Anak-anak TKI adalah anak Indonesia yang lahir di luar negeri. Jika mereka ditanya, apakah mereka itu warga Indonesia atau warga Malaysia, mereka akan mengatakan sebagai warga Malaysia. Ketika kita jelaskan tentang alat bukti warga Negara, seperti Id Card, atau KTP, paspor, baru mereka menyadari bahwa mereka bukan warga Malaysia.
Apalagi banyak orangtua mereka yang kadang kena razia KTP. Sebagai warga Indonesia, mereka tidak mengenal lagu kebangsaan, budaya daerah, dan banyak hal lainnya yang seharusnya dikuasai oleh seorang warga Negara.

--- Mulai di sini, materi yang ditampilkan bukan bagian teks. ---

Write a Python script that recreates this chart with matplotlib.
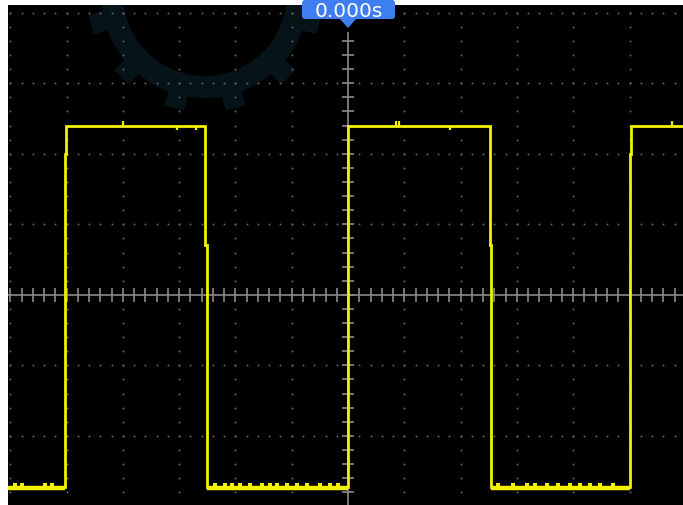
import matplotlib
matplotlib.use("Agg")
import matplotlib.pyplot as plt
import numpy as np
from matplotlib.patches import Rectangle, Wedge, FancyBboxPatch, Polygon
import matplotlib.transforms as mtransforms

# --- waveform (time in divisions, volts in divisions) ---
high = 2.40
low = -2.73
trace_t = [-6.10, -5.035, -5.035, -5.01, -5.01, -2.54, -2.54, -2.513, -2.513,
           0.0, 0.0, 2.513, 2.513, 2.54, 2.54, 5.01, 5.01, 5.035, 5.035, 6.10]
trace_v = [low, low, 2.0, 2.0, high, high, 0.71, 0.71, low,
           low, high, high, 0.71, 0.71, low, low, 2.0, 2.0, high, high]

# small glitches on the flat parts
high_up = [-4.00, 0.85, 0.91, 5.75]
high_down = [-3.04, -2.70, 1.81]
low_bumps = [-5.91, -5.79, -5.38, -5.26,
             -2.36, -2.18, -2.06, -1.92, -1.74, -1.53, -1.39, -1.26, -1.08,
             -0.91, -0.73, -0.50, -0.32, -0.18,
             2.66, 2.93, 3.18, 3.32, 3.53, 3.73, 3.94, 4.12, 4.30, 4.48, 4.71]

time_label = "0.000s"

W, H = 683, 506
fig = plt.figure(figsize=(W / 100, H / 100), dpi=100, facecolor="white")

# background layer in pixel coordinates: screen + faint watermark gear
bg = fig.add_axes([0, 0, 1, 1])
bg.set_xlim(0, W)
bg.set_ylim(H, 0)
bg.axis("off")
screen = Rectangle((8, 6), 675, 500, facecolor="black", edgecolor="none")
bg.add_patch(screen)
gear_col = "#061419"
ring = Wedge((205, -5), 104, 0, 360, width=22, facecolor=gear_col, edgecolor="none")
bg.add_patch(ring)
ring.set_clip_path(screen)
for ang in np.arange(15, 375, 30):
    tooth = Rectangle((-10, 98), 20, 20, facecolor=gear_col, edgecolor="none")
    tooth.set_transform(mtransforms.Affine2D().rotate_deg(ang).translate(205, -5) + bg.transData)
    bg.add_patch(tooth)
    tooth.set_clip_path(screen)

# scope graticule + trace in division units
ax = fig.add_axes([8 / W, 0, 675 / W, 500 / H], facecolor="none")
ax.set_xlim(-6.04, 5.95)
ax.set_ylim(-2.98, 4.11)
ax.axis("off")

dot_col = "#6e6e6e"
xs_fine = np.arange(-6.0, 6.01, 0.2)
ys_fine = np.arange(-3.0, 4.01, 0.2)
for gy in range(-3, 5):
    if gy == 0:
        continue
    ax.plot(xs_fine, np.full_like(xs_fine, gy), ls="none", marker="s",
            ms=1.2, mew=0, color=dot_col)
for gx in range(-6, 7):
    if gx == 0:
        continue
    ax.plot(np.full_like(ys_fine, gx), ys_fine, ls="none", marker="s",
            ms=1.2, mew=0, color=dot_col)

axis_col = "#8a8a8a"
ax.axhline(0, color=axis_col, lw=1.2)
ax.plot([0, 0], [-3.0, 3.72], color=axis_col, lw=1.2)
hx = np.arange(-6.0, 6.01, 0.2)
ax.vlines(hx, -0.1, 0.1, color=axis_col, lw=1.2)
vy = np.arange(-2.8, 3.61, 0.2)
ax.hlines(vy, -0.107, 0.107, color=axis_col, lw=1.2)

yellow = "#f2f200"
ax.plot(low_bumps, np.full(len(low_bumps), low + 0.04), ls="none", marker="s",
        ms=2.2, mew=0, color=yellow)
ax.plot(trace_t, trace_v, color=yellow, lw=2.0, solid_joinstyle="miter")
# thicker band on the low level
for a, b in [(-6.10, -5.035), (-2.513, 0.0), (2.54, 5.01)]:
    ax.plot([a, b], [low - 0.01, low - 0.01], color=yellow, lw=3.2, solid_capstyle="butt")
ax.vlines(high_up, high, high + 0.06, color=yellow, lw=1.6)
ax.vlines(high_down, high - 0.06, high, color=yellow, lw=1.6)

# trigger time marker on top
top = fig.add_axes([0, 0, 1, 1], facecolor="none")
top.set_xlim(0, W)
top.set_ylim(H, 0)
top.axis("off")
blue = "#3f7ef0"
top.add_patch(FancyBboxPatch((302, 1), 93, 19, boxstyle="round,pad=0,rounding_size=3",
                             facecolor=blue, edgecolor="none"))
top.add_patch(Polygon([[339, 19], [357, 19], [348, 29]], closed=True,
                      facecolor=blue, edgecolor="none"))
top.text(349, 11, time_label, color="white", fontsize=14.5, ha="center", va="center")

fig.savefig("out.png", dpi=100, facecolor="white")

Bisa dibayangkan, jika anak-anak itu tumbuh tanpa pendidikan, tanpa belajar agama, akan menjadi apa mereka. Sementara itu, ajaran agama hanya dianggap sebagai ritual belaka. Meskipun ada sebagian yang melaksanakan ibadah shalat misalnya, namun mereka tetap berjudi, sabung ayam, atau menegak minuman keras. Yang lucu, yang menjual minuman keras juga seorang yang rajin ibadah, bahkan siap berangkat haji.
Para pendidik dari Philipina, selain berbeda agama, mereka juga tidak memiliki karakter Nusantara. Mereka mengajar hanya mencari nafkah, tidak ada misi untuk mencerdaskan anak bangsa, membangun manusia seutuhnya, yang beriman dan bertaqwa.
Tak terbayangkan, jika tidak hadir guru-guru Indonesia yang dikirim oleh Ditjen GTK Kemdikbud, mereka akan berkembang tanpa karakter dan budaya yang jelas.